Pratchett Going Postal
Wolfe The Knight
Powers Expiration Date
I meant to post about this one at more length, but the Great Outage happened. It has the usual Powers thing of outrageous fantasy fitted so cunningly into a realistic background that the tentacles hardly show. The setting is a grungy, frightening Los Angeles, full of ghosts that are, among other things, a trafficable, addictive drug. I liked Anubis Gates and Declare better, I think. One thing that left me with an uneasy feeling was the idea of the demented homeless as less than human, mere accretions of garbage animated by lost ghosts. Even as a fictional device, that seems an ugly way of dehumanizing people who are already debased enough. Also, something that looks like a huge world-building hole hit me about a week after I read it, retrospectively unsuspending my disbelief. I could have missed something, but surely an opaque container is an opaque container even if there's glass inside it?
Wolfe The Wizard
I finished this one last night, after a hiatus caused by the Phoenix and Stanford trips. It's rather different from The Knight, though recognizably part of the same whole. Able is older and better informed about the nature of the world, and prone to infodump about it; in fact, he spends a lot of the second half of the book striving for a chance to deliver a message that turns out to be basically an infodump. The theme of hierarchy, implicit in the nature of the world as well as in class structures, becomes more explicit. There are plenty of monsters and battles, and the talking cat is as charming as ever. There is a typical Wolfean incident where the POV character goes off-stage in the middle of a battle and never explicitly tells us what he was up to, though the results seem to have been satisfactory. A lot of things lurk around the edges of the plot, evident more by what isn't said than by what is, rather like the hero's mostly-invisible companion ogre.
Brust Issola
Not much to say about this one. Some interesting bits of experimental writing, attempting to convey the experience of interdimensional travel in stretched, fractured prose. Vlad's story doesn't appear to be over, but he does seem to have come to the end of an arc. I could do with re-reading the whole series, but my Book of Jhereg is on the wrong side of the Atlantic at present.
Hetley The Winter Oak Well written, very dark and gritty in places. The cats are nice, and the dragon POV is interesting.
Kirstein The Language of Power.
I'm still working on Spin State, by Chris Moriarty.
Pratchett Going Postal
Wolfe The Knight
Powers Expiration Date
I meant to post about this one at more length, but the Great Outage happened. It has the usual Powers thing of outrageous fantasy fitted so cunningly into a realistic background that the tentacles hardly show. The setting is a grungy, frightening Los Angeles, full of ghosts that are, among other things, a trafficable, addictive drug. I liked Anubis Gates and Declare better, I think. One thing that left me with an uneasy feeling was the idea of the demented homeless as less than human, mere accretions of garbage animated by lost ghosts.

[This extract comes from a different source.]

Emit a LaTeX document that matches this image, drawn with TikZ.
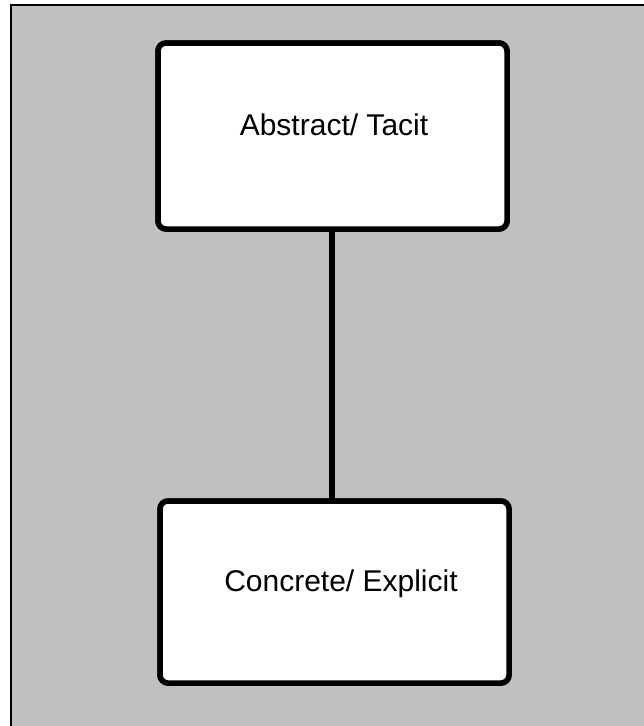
\documentclass[tikz,border=0pt]{standalone}
\usepackage{fontspec}
\setmainfont{Liberation Sans}
\definecolor{panelgray}{RGB}{192,192,192}
\begin{document}
\begin{tikzpicture}[x=1pt,y=-1pt,
  levelbox/.style={draw=black, line width=5.5pt, fill=white, rounded corners=8pt,
    minimum width=349pt, inner sep=0pt, outer sep=0pt},
  leveltext/.style={font=\fontsize{30}{36}\selectfont, anchor=base, inner sep=0pt},
  link/.style={draw=black, line width=6pt}]
  \useasboundingbox (0,0) rectangle (644,726);
  % page and grey panel with its top and left rules
  \fill[white] (0,0) rectangle (644,726);
  \fill[panelgray] (11,5) rectangle (644,726);
  \draw[line width=2pt] (10,5.3) -- (644,5.3);
  \draw[line width=2pt] (11,5) -- (11,726);
  % the two levels, joined by a vertical bar
  \node[levelbox, minimum height=186pt] (abstract) at (332.5,136) {};
  \node[levelbox, minimum height=182pt] (concrete) at (334.5,592) {};
  \draw[link] (abstract.south -| 332,0) -- (concrete.north -| 332,0);
  \node[levelbox, minimum height=186pt] (abstractface) at (abstract.center) {};
  \node[levelbox, minimum height=182pt] (concreteface) at (concrete.center) {};
  \node[leveltext] (abstracttext) at (334,135) {Abstract/ Tacit};
  \node[leveltext] (concretetext) at (341,591) {Concrete/ Explicit};
\end{tikzpicture}
\end{document}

Even as a fictional device, that seems an ugly way of dehumanizing people who are already debased enough. Also, something that looks like a huge world-building hole hit me about a week after I read it, retrospectively unsuspending my disbelief. I could have missed something, but surely an opaque container is an opaque container even if there's glass inside it?
Wolfe The Wizard
I finished this one last night, after a hiatus caused by the Phoenix and Stanford trips. It's rather different from The Knight, though recognizably part of the same whole. Able is older and better informed about the nature of the world, and prone to infodump about it; in fact, he spends a lot of the second half of the book striving for a chance to deliver a message that turns out to be basically an infodump. The theme of hierarchy, implicit in the nature of the world as well as in class structures, becomes more explicit. There are plenty of monsters and battles, and the talking cat is as charming as ever. There is a typical Wolfean incident where the POV character goes off-stage in the middle of a battle and never explicitly tells us what he was up to, though the results seem to have been satisfactory. A lot of things lurk around the edges of the plot, evident more by what isn't said than by what is, rather like the hero's mostly-invisible companion ogre.
Brust Issola
Not much to say about this one. Some interesting bits of experimental writing, attempting to convey the experience of interdimensional travel in stretched, fractured prose. Vlad's story doesn't appear to be over, but he does seem to have come to the end of an arc. I could do with re-reading the whole series, but my Book of Jhereg is on the wrong side of the Atlantic at present.
Hetley The Winter Oak Well written, very dark and gritty in places. The cats are nice, and the dragon POV is interesting.
Kirstein The Language of Power.
I'm still working on Spin State, by Chris Moriarty.